It’s time to re-evaluate J.LO
Hustlers has given Jennifer Lopez the best reviews of her career — but then, she’s always been underestimated
WE’VE FALLEN PREY to one of the classic early 2000s pop blunders: we’ve all been fooled by the rocks that Jennifer Lopez has got. The star’s Oscar-buzzed role in Hustlers is a welcome reminder that Lopez is far from just tabloid fodder: she’s a hell of an actress.
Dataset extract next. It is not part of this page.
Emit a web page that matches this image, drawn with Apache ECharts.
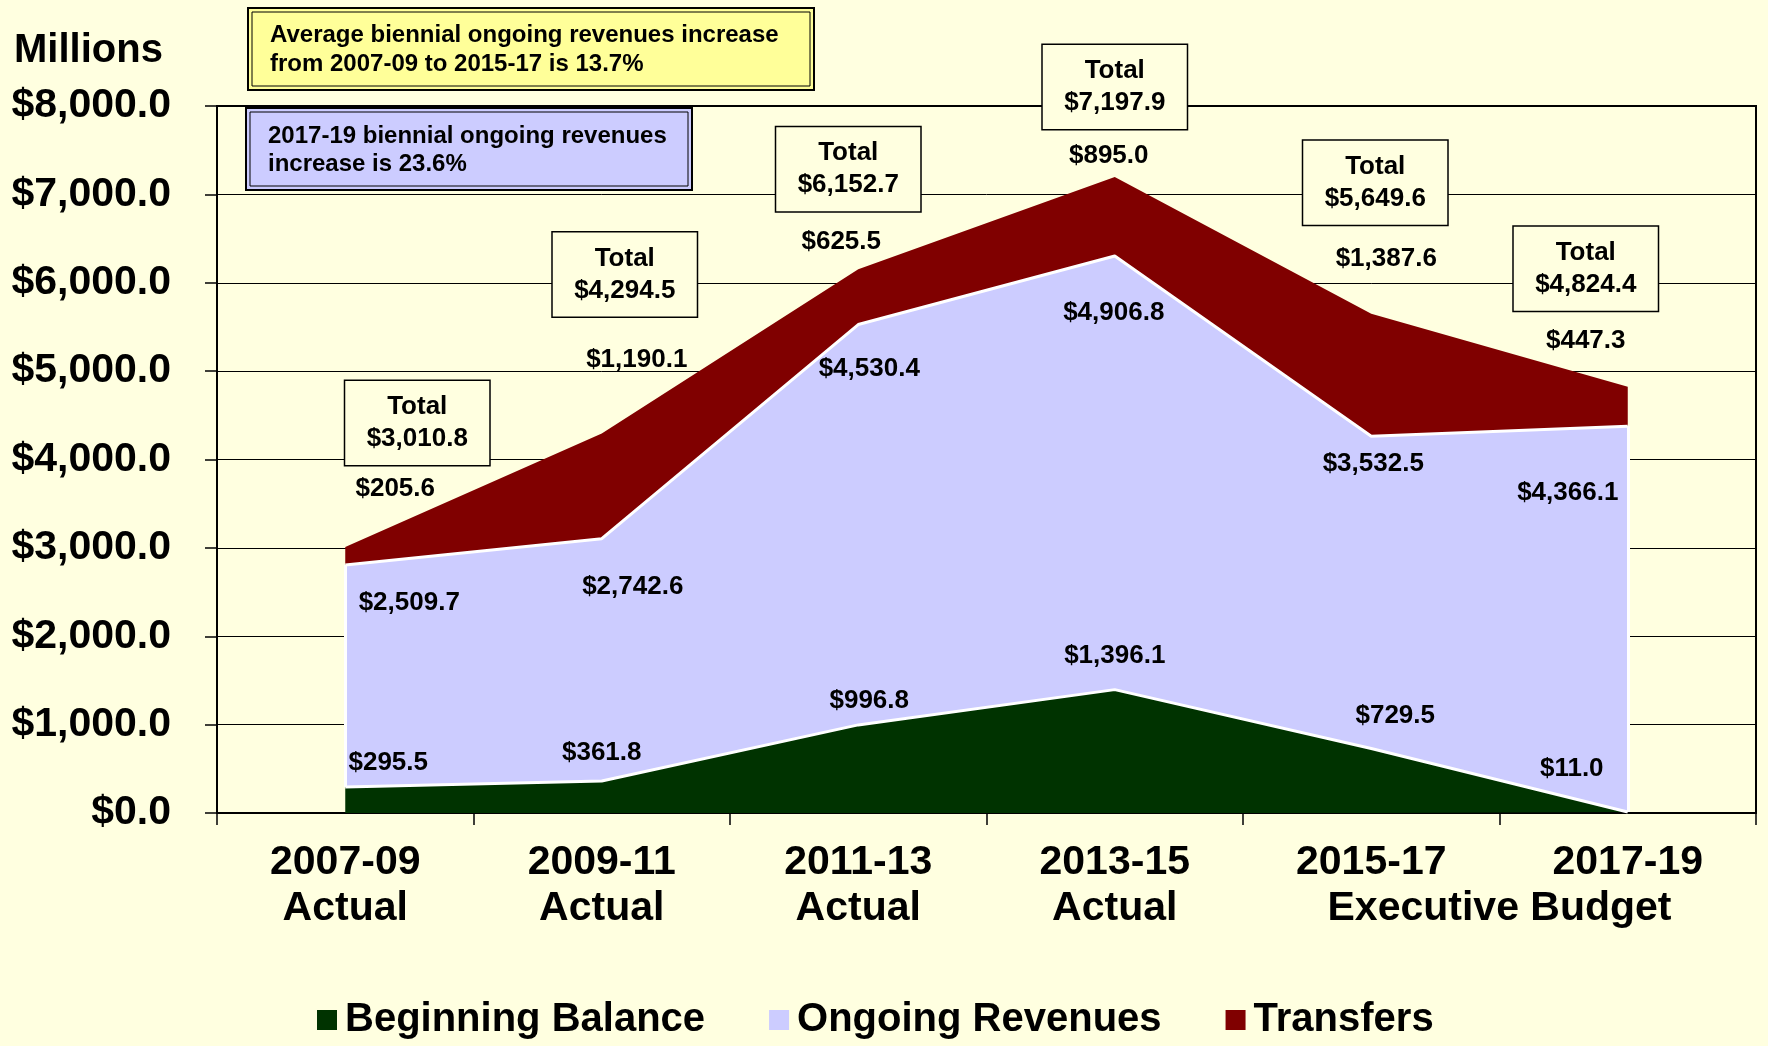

Lopez’s first leading role and breakthrough performance was 1997’s Selena, playing the talented, tragic Tejano pop star, putting her on Hollywood’s radar and kickstarting her music career. In Out Of Sight (1998) she and George Clooney burned up the screen as they matched wits and charisma. But (as with Hustlers) her strength there is not only in sex appeal but in substance; her US marshal is a focussed, confident career woman who knows exactly what she wants, even when her desires conflict with her job. Lopez then became the first woman to have a simultaneous US number one album and film (respectively J.LO and The Wedding Planner, a performance and film underrated even by the standards of an unfairly derided genre). Unlike many of her contemporaries, especially in romcoms, Lopez often chose to play working-class characters and self-made women, and she has the screen presence to show their authority even when the world ignores it.
After that 2001 high point, she sometimes gave in to the temptation for frothy, commercial fare over showier acting roles (like her Wedding Planner
co-star, Matthew Mcconaughey). She was great in edgier films like The Cell,
but her mainstay was the romcom, and her career seemed to decline with the genre — though 2018’s Second Act
showed she’s still a cinema draw with the right comedic performance.
But how did we let her step back from serious films for this long? Where the heck were Hollywood’s biggest directors? Perhaps they were worried by all the focus on her private life. It’s a strange paradox of the film industry that star quality and acting talent must go hand-in-hand, but rarely make easy bedfellows. A public image doesn’t help when transforming chameleonically for a role, and Lopez is one of those who became famous for her fame as much as her films. Maybe it’s time to look past the pop-star dazzle and remind ourselves that — to misquote another lyric — she’s real.